## WHAT YOU HAVE TO DO
Identify the lines that contain the string "chart", then copy each of them.

[Plotting code records]
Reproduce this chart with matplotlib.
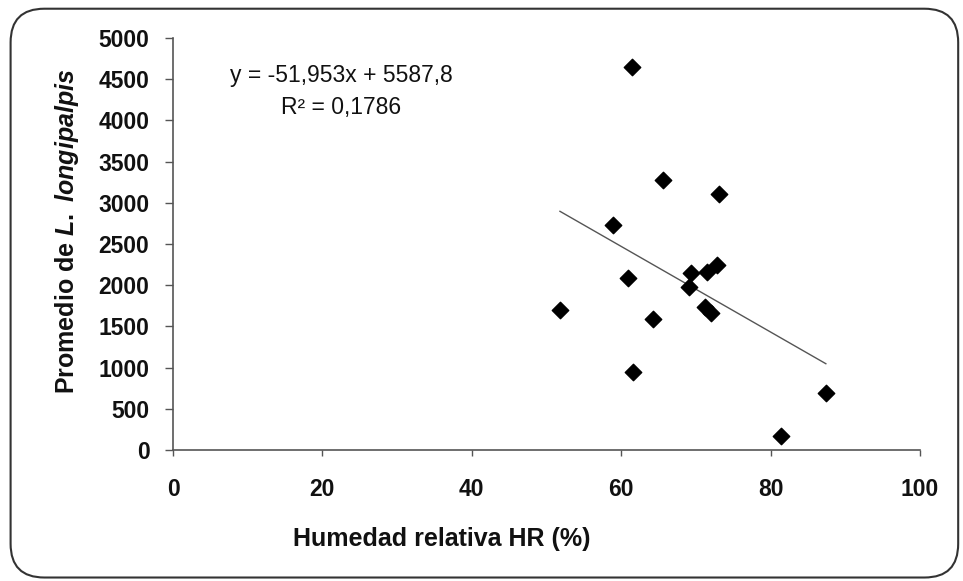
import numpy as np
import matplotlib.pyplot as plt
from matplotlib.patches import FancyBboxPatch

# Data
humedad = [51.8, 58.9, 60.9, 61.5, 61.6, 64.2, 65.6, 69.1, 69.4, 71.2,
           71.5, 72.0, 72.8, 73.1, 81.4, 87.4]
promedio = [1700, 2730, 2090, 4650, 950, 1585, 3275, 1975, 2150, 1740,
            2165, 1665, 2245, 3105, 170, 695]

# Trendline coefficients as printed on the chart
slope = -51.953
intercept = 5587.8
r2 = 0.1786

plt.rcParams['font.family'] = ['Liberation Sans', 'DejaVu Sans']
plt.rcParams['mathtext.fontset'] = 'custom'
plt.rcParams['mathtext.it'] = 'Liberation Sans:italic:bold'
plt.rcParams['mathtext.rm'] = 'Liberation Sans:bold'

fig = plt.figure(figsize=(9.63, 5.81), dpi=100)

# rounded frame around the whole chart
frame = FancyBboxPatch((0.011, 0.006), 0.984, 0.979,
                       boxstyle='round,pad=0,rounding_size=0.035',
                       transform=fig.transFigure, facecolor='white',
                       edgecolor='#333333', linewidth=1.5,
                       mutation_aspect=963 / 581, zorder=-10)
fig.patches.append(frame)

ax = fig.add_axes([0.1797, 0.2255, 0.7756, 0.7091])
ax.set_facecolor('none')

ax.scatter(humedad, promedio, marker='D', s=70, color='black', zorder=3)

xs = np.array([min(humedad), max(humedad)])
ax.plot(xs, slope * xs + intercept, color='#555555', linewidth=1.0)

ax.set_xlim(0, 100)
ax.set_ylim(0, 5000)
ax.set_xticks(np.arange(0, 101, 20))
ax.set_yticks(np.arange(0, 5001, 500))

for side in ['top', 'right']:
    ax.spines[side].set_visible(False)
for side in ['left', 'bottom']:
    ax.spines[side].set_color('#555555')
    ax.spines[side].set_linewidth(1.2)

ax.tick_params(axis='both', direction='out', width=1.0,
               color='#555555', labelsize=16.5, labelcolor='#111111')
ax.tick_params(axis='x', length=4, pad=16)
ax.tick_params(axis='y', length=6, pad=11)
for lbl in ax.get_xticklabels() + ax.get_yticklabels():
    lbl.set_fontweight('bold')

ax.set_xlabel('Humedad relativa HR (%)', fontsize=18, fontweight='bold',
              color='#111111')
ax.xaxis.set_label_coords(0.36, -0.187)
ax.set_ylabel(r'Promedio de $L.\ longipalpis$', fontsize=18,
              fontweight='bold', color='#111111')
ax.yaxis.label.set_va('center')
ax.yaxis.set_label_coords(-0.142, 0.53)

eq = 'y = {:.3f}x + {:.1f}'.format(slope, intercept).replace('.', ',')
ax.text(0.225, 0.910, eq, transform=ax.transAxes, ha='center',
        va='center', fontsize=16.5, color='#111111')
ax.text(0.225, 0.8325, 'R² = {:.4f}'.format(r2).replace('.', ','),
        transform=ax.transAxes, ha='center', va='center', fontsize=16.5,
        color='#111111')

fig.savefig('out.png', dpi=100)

--

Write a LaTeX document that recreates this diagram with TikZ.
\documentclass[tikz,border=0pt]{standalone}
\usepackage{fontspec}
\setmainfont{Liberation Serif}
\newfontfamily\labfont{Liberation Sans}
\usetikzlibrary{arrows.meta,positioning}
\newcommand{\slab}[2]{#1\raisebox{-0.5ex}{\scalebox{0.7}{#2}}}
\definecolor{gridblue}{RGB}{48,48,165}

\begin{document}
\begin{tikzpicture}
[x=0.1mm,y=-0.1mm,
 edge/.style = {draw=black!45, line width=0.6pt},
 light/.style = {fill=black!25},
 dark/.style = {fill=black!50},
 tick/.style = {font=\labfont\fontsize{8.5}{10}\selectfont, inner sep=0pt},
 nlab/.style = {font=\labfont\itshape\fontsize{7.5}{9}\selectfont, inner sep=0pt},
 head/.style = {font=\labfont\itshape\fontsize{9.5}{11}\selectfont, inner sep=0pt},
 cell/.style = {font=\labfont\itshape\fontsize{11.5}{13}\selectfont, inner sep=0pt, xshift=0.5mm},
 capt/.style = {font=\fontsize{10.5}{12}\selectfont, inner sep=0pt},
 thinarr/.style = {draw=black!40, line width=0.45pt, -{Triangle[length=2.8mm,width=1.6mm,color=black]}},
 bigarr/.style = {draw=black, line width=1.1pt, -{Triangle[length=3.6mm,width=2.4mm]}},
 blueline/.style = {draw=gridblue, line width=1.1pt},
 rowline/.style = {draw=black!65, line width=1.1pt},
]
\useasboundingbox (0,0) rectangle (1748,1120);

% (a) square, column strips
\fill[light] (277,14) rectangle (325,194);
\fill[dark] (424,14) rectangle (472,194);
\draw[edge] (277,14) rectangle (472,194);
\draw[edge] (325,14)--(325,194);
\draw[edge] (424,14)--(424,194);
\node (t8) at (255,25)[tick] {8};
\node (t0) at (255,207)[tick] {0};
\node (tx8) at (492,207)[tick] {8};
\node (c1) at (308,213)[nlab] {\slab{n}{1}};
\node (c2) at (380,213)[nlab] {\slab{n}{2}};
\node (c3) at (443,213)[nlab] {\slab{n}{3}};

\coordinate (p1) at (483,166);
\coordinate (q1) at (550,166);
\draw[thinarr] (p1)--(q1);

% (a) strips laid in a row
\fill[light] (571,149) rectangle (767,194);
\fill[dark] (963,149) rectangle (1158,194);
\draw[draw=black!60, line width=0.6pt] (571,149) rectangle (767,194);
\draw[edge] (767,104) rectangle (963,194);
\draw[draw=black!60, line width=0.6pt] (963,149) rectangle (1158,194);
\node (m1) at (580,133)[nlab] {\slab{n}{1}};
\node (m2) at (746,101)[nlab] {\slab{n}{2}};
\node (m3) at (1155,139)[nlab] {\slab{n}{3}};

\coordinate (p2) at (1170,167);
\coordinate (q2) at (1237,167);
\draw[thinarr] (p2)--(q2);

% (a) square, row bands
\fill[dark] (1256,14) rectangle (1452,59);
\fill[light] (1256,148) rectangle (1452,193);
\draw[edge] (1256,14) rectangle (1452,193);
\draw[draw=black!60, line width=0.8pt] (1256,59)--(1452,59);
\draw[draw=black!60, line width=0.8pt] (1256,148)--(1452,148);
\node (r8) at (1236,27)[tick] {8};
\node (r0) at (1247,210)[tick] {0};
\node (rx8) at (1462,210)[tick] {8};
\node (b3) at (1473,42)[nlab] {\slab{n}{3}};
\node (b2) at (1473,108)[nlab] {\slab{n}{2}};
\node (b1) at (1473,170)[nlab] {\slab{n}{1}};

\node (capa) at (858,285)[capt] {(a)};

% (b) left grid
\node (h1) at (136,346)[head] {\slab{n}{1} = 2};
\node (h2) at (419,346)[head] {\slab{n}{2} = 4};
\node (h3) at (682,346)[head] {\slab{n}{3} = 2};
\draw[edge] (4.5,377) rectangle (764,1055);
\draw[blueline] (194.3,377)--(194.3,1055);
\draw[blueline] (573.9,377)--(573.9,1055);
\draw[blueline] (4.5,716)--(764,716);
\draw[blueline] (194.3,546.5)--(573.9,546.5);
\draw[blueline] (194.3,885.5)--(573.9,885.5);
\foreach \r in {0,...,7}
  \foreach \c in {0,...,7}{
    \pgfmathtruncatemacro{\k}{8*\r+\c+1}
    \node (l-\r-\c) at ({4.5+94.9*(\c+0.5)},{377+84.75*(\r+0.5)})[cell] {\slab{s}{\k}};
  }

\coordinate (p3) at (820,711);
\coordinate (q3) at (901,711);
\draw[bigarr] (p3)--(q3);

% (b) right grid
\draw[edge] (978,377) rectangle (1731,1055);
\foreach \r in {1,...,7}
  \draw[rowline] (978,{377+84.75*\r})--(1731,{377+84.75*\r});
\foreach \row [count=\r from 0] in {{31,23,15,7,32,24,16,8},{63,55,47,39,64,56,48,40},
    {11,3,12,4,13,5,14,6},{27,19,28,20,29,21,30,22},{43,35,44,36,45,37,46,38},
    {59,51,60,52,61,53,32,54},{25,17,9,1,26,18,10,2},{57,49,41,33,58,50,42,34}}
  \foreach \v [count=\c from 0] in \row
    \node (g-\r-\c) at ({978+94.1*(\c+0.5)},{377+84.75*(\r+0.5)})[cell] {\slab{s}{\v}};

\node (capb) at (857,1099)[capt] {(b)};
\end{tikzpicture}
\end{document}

## RESPONSE BELOW
Reproduce this chart with matplotlib.
# Trendline coefficients as printed on the chart
# rounded frame around the whole chart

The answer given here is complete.